# GIVEN INFORMATION:
= = =

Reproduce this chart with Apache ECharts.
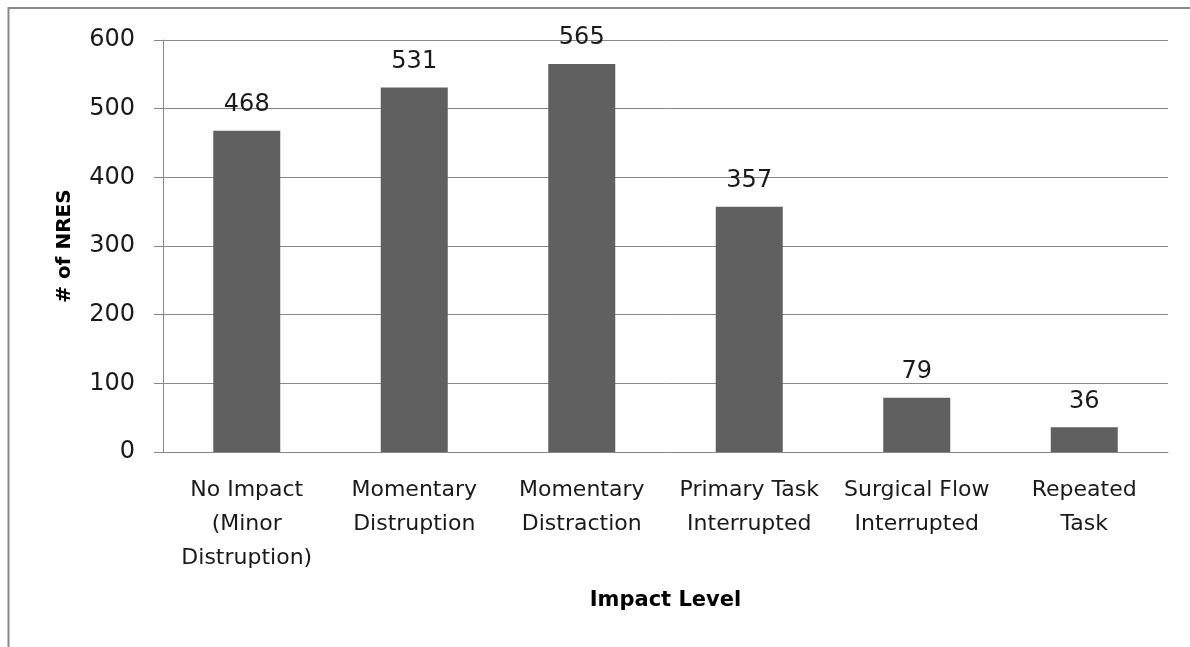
<!DOCTYPE html>
<html>
<head>
<meta charset="utf-8">
<script src="https://cdn.jsdelivr.net/npm/echarts@6/dist/echarts.min.js"></script>
<style>html,body{margin:0;padding:0;background:#fff}#c{width:1190px;height:647px}</style>
</head>
<body>
<div id="c"></div>
<script>
const categories = ["No Impact\n(Minor\nDistruption)", "Momentary\nDistruption", "Momentary\nDistraction", "Primary Task\nInterrupted", "Surgical Flow\nInterrupted", "Repeated\nTask"];
const values = [468, 531, 565, 357, 79, 36];
const yTicks = [0, 100, 200, 300, 400, 500, 600];

const font = "DejaVu Sans";
const chart = echarts.init(document.getElementById('c'));
chart.setOption({
  animation: false,
  backgroundColor: '#fff',
  textStyle: { fontFamily: font },
  graphic: [{
    type: 'rect', silent: true,
    shape: { x: 8.5, y: 8, width: 1300, height: 800 },
    style: { fill: 'none', stroke: '#888', lineWidth: 2 }
  }],
  grid: { left: 163, right: 22, top: 40, bottom: 195, containLabel: false },
  xAxis: {
    type: 'category',
    data: categories,
    name: 'Impact Level',
    nameLocation: 'middle',
    nameGap: 138,
    nameTextStyle: { fontFamily: font, fontSize: 21, fontWeight: 'bold', color: '#000' },
    axisLine: { lineStyle: { color: '#888', width: 1 } },
    axisTick: { show: false },
    axisLabel: { fontFamily: font, fontSize: 22, color: '#1a1a1a', lineHeight: 34, margin: 21, interval: 0 }
  },
  yAxis: {
    type: 'value',
    min: yTicks[0], max: yTicks[yTicks.length - 1], interval: 100,
    name: '# of NRES',
    nameLocation: 'middle',
    nameGap: 88,
    nameRotate: 90,
    nameTextStyle: { fontFamily: font, fontSize: 20, fontWeight: 'bold', color: '#000' },
    axisLine: { show: true, lineStyle: { color: '#888', width: 1 } },
    axisTick: { show: true, inside: false, length: 9, lineStyle: { color: '#888' } },
    axisLabel: { fontFamily: font, fontSize: 24, color: '#1a1a1a', margin: 28 },
    splitLine: { show: true, lineStyle: { color: '#888', width: 1 } }
  },
  series: [{
    type: 'bar',
    data: values,
    barWidth: '40%',
    itemStyle: { color: '#606060' },
    label: { show: true, position: 'top', distance: 14, fontFamily: font, fontSize: 24, color: '#1a1a1a' }
  }]
});
</script>
</body>
</html>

= = =

Using the data above, print every line exactly, omitting pictures.

Reproduce this chart with Apache ECharts.
<!DOCTYPE html>
<html>
<head>
<meta charset="utf-8">
<script src="https://cdn.jsdelivr.net/npm/echarts@6/dist/echarts.min.js"></script>
<style>html,body{margin:0;padding:0;background:#fff}#c{width:1190px;height:647px}</style>
</head>
<body>
<div id="c"></div>
<script>
const categories = ["No Impact\n(Minor\nDistruption)", "Momentary\nDistruption", "Momentary\nDistraction", "Primary Task\nInterrupted", "Surgical Flow\nInterrupted", "Repeated\nTask"];
const values = [468, 531, 565, 357, 79, 36];
const yTicks = [0, 100, 200, 300, 400, 500, 600];

const font = "DejaVu Sans";
const chart = echarts.init(document.getElementById('c'));
chart.setOption({
  animation: false,
  backgroundColor: '#fff',
  textStyle: { fontFamily: font },
  graphic: [{
    type: 'rect', silent: true,
    shape: { x: 8.5, y: 8, width: 1300, height: 800 },
    style: { fill: 'none', stroke: '#888', lineWidth: 2 }
  }],
  grid: { left: 163, right: 22, top: 40, bottom: 195, containLabel: false },
  xAxis: {
    type: 'category',
    data: categories,
    name: 'Impact Level',
    nameLocation: 'middle',
    nameGap: 138,
    nameTextStyle: { fontFamily: font, fontSize: 21, fontWeight: 'bold', color: '#000' },
    axisLine: { lineStyle: { color: '#888', width: 1 } },
    axisTick: { show: false },
    axisLabel: { fontFamily: font, fontSize: 22, color: '#1a1a1a', lineHeight: 34, margin: 21, interval: 0 }
  },
  yAxis: {
    type: 'value',
    min: yTicks[0], max: yTicks[yTicks.length - 1], interval: 100,
    name: '# of NRES',
    nameLocation: 'middle',
    nameGap: 88,
    nameRotate: 90,
    nameTextStyle: { fontFamily: font, fontSize: 20, fontWeight: 'bold', color: '#000' },
    axisLine: { show: true, lineStyle: { color: '#888', width: 1 } },
    axisTick: { show: true, inside: false, length: 9, lineStyle: { color: '#888' } },
    axisLabel: { fontFamily: font, fontSize: 24, color: '#1a1a1a', margin: 28 },
    splitLine: { show: true, lineStyle: { color: '#888', width: 1 } }
  },
  series: [{
    type: 'bar',
    data: values,
    barWidth: '40%',
    itemStyle: { color: '#606060' },
    label: { show: true, position: 'top', distance: 14, fontFamily: font, fontSize: 24, color: '#1a1a1a' }
  }]
});
</script>
</body>
</html>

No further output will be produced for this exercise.